A une époque, l’homme organise aussi les tournées Canetti qui, le temps d’un été, proposent des spectacles avec un nombre d’artistes allant de quatre à dix. Les concerts sont proposés en France mais aussi dans les colonies françaises, aux Etats-Unis et au Japon. En 1961, la firme discographique Philips engage Johnny Hallyday et entend bien sacrifier une très grande partie de son budget à des jeunes chanteurs de rock qui passionnent les jeunes qui deviennent de gros consommateurs de musique et de disques. Cela n’enchante pas Jacques Canetti qui préfère quitter la firme pour fonder son propre label phonographique en 1962. Mais les artistes à qui il a fait signer un contrat chez Philips ne lui appartiennent plus.
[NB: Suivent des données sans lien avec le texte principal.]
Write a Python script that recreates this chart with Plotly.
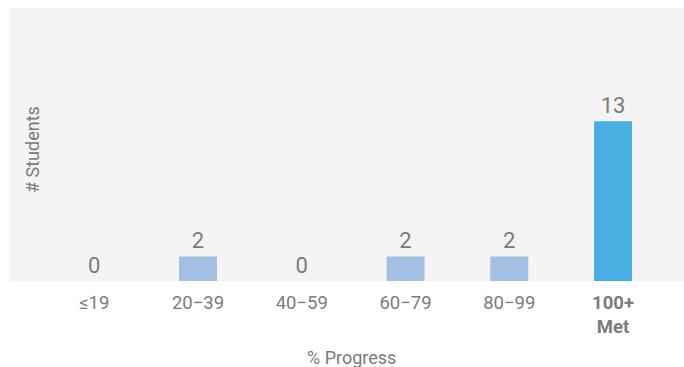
import plotly.graph_objects as go

# Progress bands and student counts
categories = ["≤19", "20–39", "40–59", "60–79", "80–99", "100+ Met"]
tick_labels = ["≤19", "20−39", "40−59", "60−79", "80−99", "<b>100+<br>Met</b>"]
students = [0, 2, 0, 2, 2, 13]

light_blue = "#a3bfe4"
met_blue = "#47afe1"
bar_colors = [light_blue] * 5 + [met_blue]
text_gray = "#7b7b7b"

fig = go.Figure(
    go.Bar(
        x=list(range(len(categories))),
        y=students,
        width=0.366,
        marker=dict(color=bar_colors, line=dict(width=0)),
        text=[str(v) for v in students],
        textposition="outside",
        constraintext="none",
        cliponaxis=False,
        textfont=dict(family="Roboto", size=22, color=text_gray),
        hoverinfo="skip",
    )
)

fig.update_layout(
    width=684,
    height=367,
    margin=dict(l=10, r=0, t=8, b=86),
    paper_bgcolor="white",
    plot_bgcolor="#f5f3f4",
    font=dict(family="Roboto", color=text_gray),
    showlegend=False,
    xaxis=dict(
        range=[-0.812, 5.684],
        tickmode="array",
        tickvals=list(range(len(categories))),
        ticktext=tick_labels,
        tickfont=dict(family="Roboto", size=18.5, color=text_gray),
        ticklabelstandoff=8,
        showgrid=False,
        zeroline=False,
        showline=False,
        ticks="",
        fixedrange=True,
    ),
    yaxis=dict(
        range=[0, 22.2],
        showticklabels=False,
        showgrid=False,
        zeroline=False,
        showline=False,
        ticks="",
        fixedrange=True,
    ),
    annotations=[
        dict(
            text="# Students",
            textangle=-90,
            xref="paper", yref="paper",
            x=(33 - 10) / 674, y=(281 - 150) / 273,
            xanchor="center", yanchor="middle",
            showarrow=False,
            font=dict(family="Roboto", size=18, color=text_gray),
        ),
        dict(
            text="% Progress",
            xref="paper", yref="paper",
            x=(351 - 10) / 674, y=-(357 - 281) / 273,
            xanchor="center", yanchor="middle",
            showarrow=False,
            font=dict(family="Roboto", size=18, color=text_gray),
        ),
    ],
)

fig.write_html("out.html")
Et il doit donc trouver de nouveaux talents pour lancer ses propres productions dans un contexte où la chanson française et ses auteurs-compositeurs-interprètes doit faire face à la déferlante du rock, du twist, des yé-yés et des adaptations françaises, parfois fantaisistes, de grands succès anglo-saxons. La première artiste qu’il va engager n’est pas une inconnue. Mais il ne s’agit pas (encore) d’une chanteuse. Jeanne Moreau chante cependant pour la première fois dans le film « Jules et Jim » de François Truffaut qui est alors à l’affiche des cinémas. Jacques Canetti lui trouve un talent certain et lui propose d’enregistrer un album avec des musiques signées par Serge Rezvani. Et le disque obtient un succès très honorable.
Poursuivant sa quête des acteurs ayant des aptitudes pour le chant, il convainc Serge Reggiani de graver un disque de chansons de Boris Vian.
Puis, il fait enregistrer « La Voix humaine » de Jean Cocteau par Simone Signoret. Les comédiens suivants se nomment Pierre Brasseur et Michel Simon. Alors qu’il permet à Cora Vaucaire de poursuivre sa carrière discographique, il découvre de jeunes talents prometteurs qui ont pour nom Jacques Higelin, Brigitte Fontaine et, plus tard, Bruno Brel.
Il crée aussi les premières anthologies consacrées aux grands poètes de la chanson française : Boris Vian et Jacques Prévert notamment. Mais, privé des moyens auxquels il avait jadis accès, Jacques Canetti ne retrouvera jamais le joli temps des années 1950 et, en conséquence, il devra aussi abonner le théâtre des Trois Baudets en 1967. En 1978, il écrit ses mémoires : « Cherche jeune homme aimant la musique ». Douze ans plus tard, il produit « Zazie dans le métro », dans une adaptation d’Évelyne Levasseur qu’elle interprète avec Claude Piéplu pour la collection « Le livre qui parle ». En 1997, à presque 88 ans, il quitte le métier. Deux de ses trois enfants, Bernard et Françoise Canetti, reprennent alors les Productions Jacques Canetti dont le catalogue patrimonial est impressionnant. Sa retraite est de courte durée puisque, le 7 juin 1997, Jacques Canetti meurt à Suresnes (Hauts-de-Seine). Il est inhumé dans la 94e division du cimetière parisien du Père Lachaise.